/ Published February 11, 2016
Robert Gregory's Clean Bombs and Dirty Wars is based on the author's argument that "without having anyone on the ground . . . bombs merely agitated the enemy, stiffening their resolve" (p. 3). To support this simple assertion, Gregory, a career Army Soldier and scholar, analyzes the application of airpower in two military operations. In addition, he adds a bonus subplot with an Army attempt to mimic the "clean" killing of the enemy--an option that precision weapons, via airpower, provide politicians. Considering that the author addresses his ground officer upbringing in writing about airpower, he makes a solid case for using military operations in a joint campaign to attain political goals. Furthermore, Gregory touches upon defense ideologies, political tendencies, and social differences that were present, or created, during both military actions.
First, the author reviews Operation Allied Force, which one might describe as a world moral crisis corrected by the North Atlantic Treaty Organization's (NATO) diverse military components. This "live" war followed a unique script that played out on the evening news. Politically, this action would not involve a ground campaign because polling numbers suggested that the public would not support it if Soldiers were going to die. To this end, no ground component commander was involved in the campaign.
Gene Merrill McPeak captures the yeoman's work carried out by Allied Force pilots: "Imagine flying over the Blue Ridge Mountains at 600 miles an hour . . . in overcast [conditions] . . . and picking out the right target down there somewhere in the woods" (p. 47). Eventually, a bomb would be placed on a target, and everyone would be happy. Yet, the shelling still continued because the target was a ruse (i.e., the age-old trick of using black telephone poles made to look like artillery). Somehow, locating the artillery and mortars had to happen, and that would come via an add-on ground commander.

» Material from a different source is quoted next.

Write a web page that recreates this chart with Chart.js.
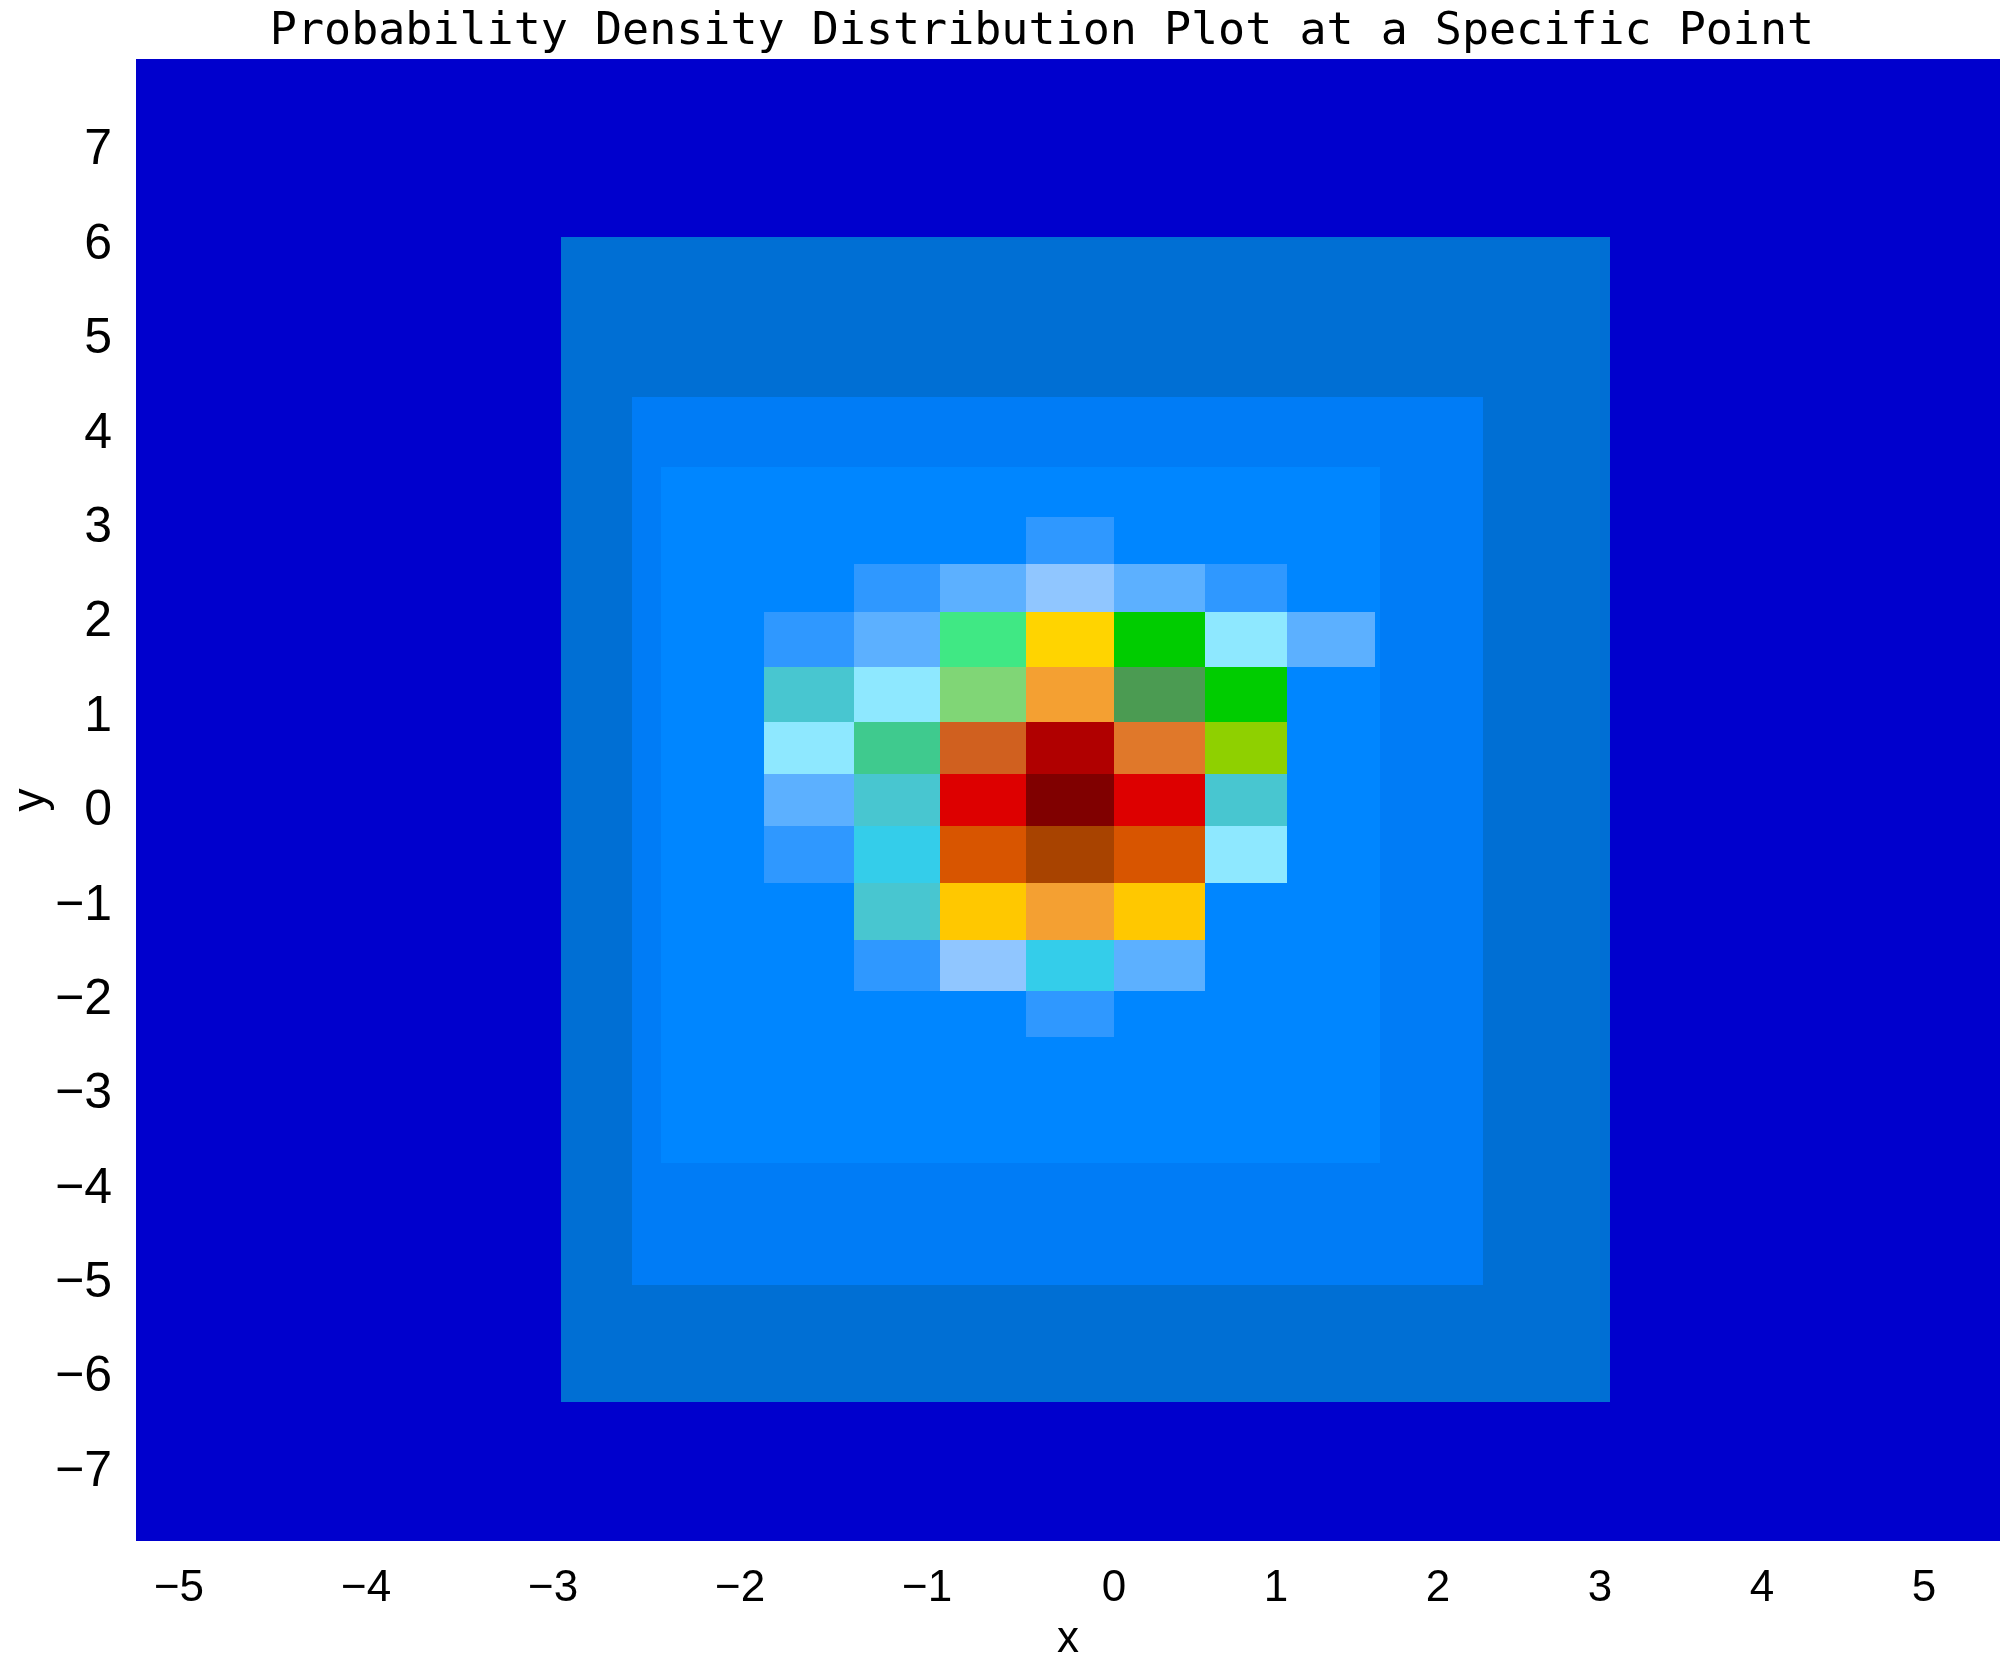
<!DOCTYPE html>
<html>
<head>
<meta charset="utf-8">
<title>Probability Density Distribution Plot at a Specific Point</title>
<script src="https://cdn.jsdelivr.net/npm/chart.js@4.4.1/dist/chart.umd.min.js"></script>
<style>
    html, body { margin: 0; padding: 0; background: #ffffff; }
    #wrap { width: 2000px; height: 1666px; }
</style>
</head>
<body>
<div id="wrap"><canvas id="densityChart" width="2000" height="1666"></canvas></div>
<script>
// Cell grid edges (data units)
var xEdges = [-1.87, -1.39, -0.93, -0.47, 0.0, 0.56, 1.07, 1.61];
var yEdges = [3.12, 2.62, 2.11, 1.53, 0.95, 0.40, -0.16, -0.76, -1.36, -1.90, -2.39];

// Relative density per cell, top row first, null = empty cell
var row0 = [null, null, null, 0.16, null, null, null];
var row1 = [null, 0.16, 0.20, 0.24, 0.20, 0.16, null];
var row2 = [0.16, 0.20, 0.44, 0.64, 0.56, 0.28, 0.20];
var row3 = [0.32, 0.28, 0.48, 0.72, 0.52, 0.56, null];
var row4 = [0.28, 0.40, 0.80, 0.96, 0.76, 0.60, null];
var row5 = [0.20, 0.32, 0.92, 1.00, 0.92, 0.32, null];
var row6 = [0.16, 0.36, 0.84, 0.88, 0.84, 0.28, null];
var row7 = [null, 0.32, 0.68, 0.72, 0.68, null, null];
var row8 = [null, 0.16, 0.24, 0.36, 0.20, null, null];
var row9 = [null, null, null, 0.16, null, null, null];
var cellDensity = [row0, row1, row2, row3, row4, row5, row6, row7, row8, row9];

// Nested background bands, outer to inner
var floorDensity = 0;
var bandDensity = [0.04, 0.08, 0.12];
var bandXMin = [-2.96, -2.58, -2.42];
var bandXMax = [3.06, 2.28, 1.64];
var bandYMin = [-6.26, -5.02, -3.73];
var bandYMax = [6.08, 4.39, 3.65];

// Discrete colour levels, density 0 -> first, density 1 -> last
var levelColors = ['#0000cd', '#006fd4', '#007cf6', '#0086ff', '#2f98ff', '#5cb0ff',
                   '#90c6ff', '#8ee8ff', '#48c6d0', '#34cdea', '#3fca8e', '#40e884',
                   '#80d676', '#4b9b52', '#00cc00', '#8fd000', '#ffd400', '#ffc800',
                   '#f4a032', '#e0782a', '#d0601f', '#d85500', '#a84300', '#dd0000',
                   '#b00000', '#800000'];

function densityColor(d) {
    var i = Math.round(d * (levelColors.length - 1));
    return levelColors[Math.max(0, Math.min(levelColors.length - 1, i))];
}

// Linear axis with a different unit width on each side of a pivot value
class PivotScale extends Chart.LinearScale {
    decimalFor(v) {
        var p = this.options.pivot, f = this.options.pivotAt;
        if (v < p) {
            return f * (v - this.min) / (p - this.min);
        }
        return f + (1 - f) * (v - p) / (this.max - p);
    }
    getPixelForValue(v) {
        return v === null ? NaN : this.getPixelForDecimal(this.decimalFor(v));
    }
    getValueForPixel(px) {
        var d = this.getDecimalForPixel(px);
        var p = this.options.pivot, f = this.options.pivotAt;
        if (d < f) {
            return this.min + d / f * (p - this.min);
        }
        return p + (d - f) / (1 - f) * (this.max - p);
    }
}
PivotScale.id = 'pivot';
PivotScale.defaults = Chart.LinearScale.defaults;
Chart.register(PivotScale);

function fillBox(ctx, xs, ys, x0, x1, y0, y1, d) {
    var left = Math.round(xs.getPixelForValue(x0));
    var right = Math.round(xs.getPixelForValue(x1));
    var top = Math.round(ys.getPixelForValue(y1));
    var bottom = Math.round(ys.getPixelForValue(y0));
    ctx.fillStyle = densityColor(d);
    ctx.fillRect(left, top, right - left, bottom - top);
}

// draws floor, bands and cells through the chart scales
var heatmapPlugin = {
    id: 'heatmap',
    beforeDatasetsDraw: function (chart) {
        var ctx = chart.ctx;
        var area = chart.chartArea;
        var xs = chart.scales.x;
        var ys = chart.scales.y;
        ctx.save();
        ctx.beginPath();
        ctx.rect(area.left, area.top, area.width, area.height);
        ctx.clip();
        ctx.fillStyle = densityColor(floorDensity);
        ctx.fillRect(area.left, area.top, area.width, area.height);
        for (var b = 0; b < bandDensity.length; b++) {
            fillBox(ctx, xs, ys, bandXMin[b], bandXMax[b], bandYMin[b], bandYMax[b], bandDensity[b]);
        }
        for (var r = 0; r < cellDensity.length; r++) {
            for (var c = 0; c < cellDensity[r].length; c++) {
                if (cellDensity[r][c] === null) continue;
                fillBox(ctx, xs, ys, xEdges[c], xEdges[c + 1], yEdges[r + 1], yEdges[r], cellDensity[r][c]);
            }
        }
        ctx.restore();
    }
};

// the title sits a little right of the page centre in the original
var titleShiftPlugin = {
    id: 'titleShift',
    afterLayout: function (chart) {
        if (chart.titleBlock) {
            chart.titleBlock.left = 84;
        }
    }
};

function minusLabel(value) {
    return value < 0 ? '\u2212' + Math.abs(value) : String(value);
}

var densityCtx = document.getElementById('densityChart').getContext('2d');
var densityChart = new Chart(densityCtx, {
    type: 'scatter',
    data: {
        datasets: [{ label: 'density', data: [] }]
    },
    plugins: [heatmapPlugin, titleShiftPlugin],
    options: {
        responsive: false,
        animation: false,
        devicePixelRatio: 1,
        layout: { padding: 0 },
        plugins: {
            legend: { display: false },
            tooltip: { enabled: false },
            title: {
                display: true,
                text: 'Probability Density Distribution Plot at a Specific Point',
                color: '#000000',
                font: { family: 'DejaVu Sans Mono', size: 45, weight: 'normal' },
                padding: { top: 5, bottom: 0 }
            }
        },
        scales: {
            x: {
                type: 'pivot',
                min: -5.23,
                max: 5.47,
                pivot: 0,
                pivotAt: 0.5247,
                afterFit: function (scale) { scale.height = 125; },
                grid: { display: false },
                border: { display: false },
                ticks: {
                    stepSize: 1,
                    includeBounds: false,
                    padding: 13,
                    color: '#000000',
                    font: { family: 'Liberation Sans', size: 44 },
                    callback: minusLabel
                },
                title: {
                    display: true,
                    text: 'x',
                    color: '#000000',
                    font: { family: 'Liberation Sans', size: 44 },
                    padding: { top: 0, bottom: 0 }
                }
            },
            y: {
                type: 'linear',
                min: -7.73,
                max: 7.97,
                afterFit: function (scale) { scale.width = 136; },
                grid: { display: false },
                border: { display: false },
                ticks: {
                    stepSize: 1,
                    includeBounds: false,
                    padding: 16,
                    color: '#000000',
                    font: { family: 'Liberation Sans', size: 50 },
                    callback: minusLabel
                },
                title: {
                    display: true,
                    text: 'y',
                    color: '#000000',
                    font: { family: 'Liberation Sans', size: 46 },
                    padding: { top: 4, bottom: 0 }
                }
            }
        }
    }
});
</script>
</body>
</html>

At this point, Gregory identifies counterbattery devices as the linchpin needed to make the airpower campaign successful: these "low-tech microphones and high-tech radars" (p. 48) gave the triangulations of active mortar and artillery for return fire. Now, a 96-pound artillery shell may not come close to causing the damage inflicted by a 2,000-pound bomb, but when combined with accurate targeting from the incoming fire radars, it doesn't have to. Indeed, the lack of accurate targeting makes that 2,00--pound high-explosive weapon underutilized. When Task Force Hawk arrived in Macedonia with Apache attack helicopters and American counterbattery radars, someone got the idea that the targeting radars could locate the mortar tubes and artillery locations more accurately then the pilots' eyeballs or the operators of remotely piloted vehicles. This scenario supports the argument that the air campaign first became effective when those same counterbattery radars were linked to the flying artillery of A-10s and F/A-18s circling overhead.
Gregory then goes through a relatively short review of the Libyan conflict. During the uprising against, and then overthrow of, Mu'ammar Gadhafi, the rebels used Internet tools and a crowd-sourced weapons operation and targeting method. Open-source software proved effective, especially when a global following formed to support the rebels' cause virtually on social media. Consequently, the military key of uplinks to airpower and precision weapons were replaced with "teenagers wielding smartphones. . . . Finding the enemy's location . . . and air-ground integration remained as elements of continuity in successful joint operations" (p. 216). Enemies also have access to this level of map detail, nearly unlimited information, and intelligence data on troop strengths and military intentions. Initially, NATO had trouble discerning between pro-Gadhafi and rebel forces, but leaflets, telephones, and, finally, Twitter and Google Earth assumed the roles filled by counterbattery radars more than a dozen years earlier.
On the political side, Gregory skirts the topic, but there are suggestions about what he may be alluding to in terms of shaping events by previous actions. These hints stem from how a First Lady, an assistant secretary of state, and a journalist during Operation Allied Force became experts in military power over the secretary of defense during Operation New Dawn, extolling the virtues of airpower-only operations. Note the contrast with Operations Enduring Freedom and Iraqi Freedom, reflected in a statement by President George W. Bush: "When I take action, I'm not going to fire a $2 million missile at a $10 empty tent and hit a camel in the butt. It's going to be decisive" (p. 122). The author makes a very strong case that precision weapons, airpower with no boots on the ground, and a video game approach to military operations are the standard for the future since they pose the least political risk.
Clean Bombs and Dirty Wars should appeal to anyone interested in detailed case studies and in-depth research projects extolling the pros and cons of strategy and politics. But I believe the group that can benefit the most from this work includes White House fellows, congressional aides, political staffers, and anyone involved with politics and the use of the military. The book's principal message is that when politicians use technology to overcome the reality of war's pain and suffering, the effectiveness of the weapons wielded is drastically reduced. Robert Gregory does a fair job of supporting and defending his thesis that friendly ground forces are needed to direct the application of airpower--a tenet that has been around since World War I.
MSgt David J. Grant, USAF
Dover AFB, Delaware
"The views expressed are those of the author(s) and do not reflect the official policy or position of the US government or the Department of Defense."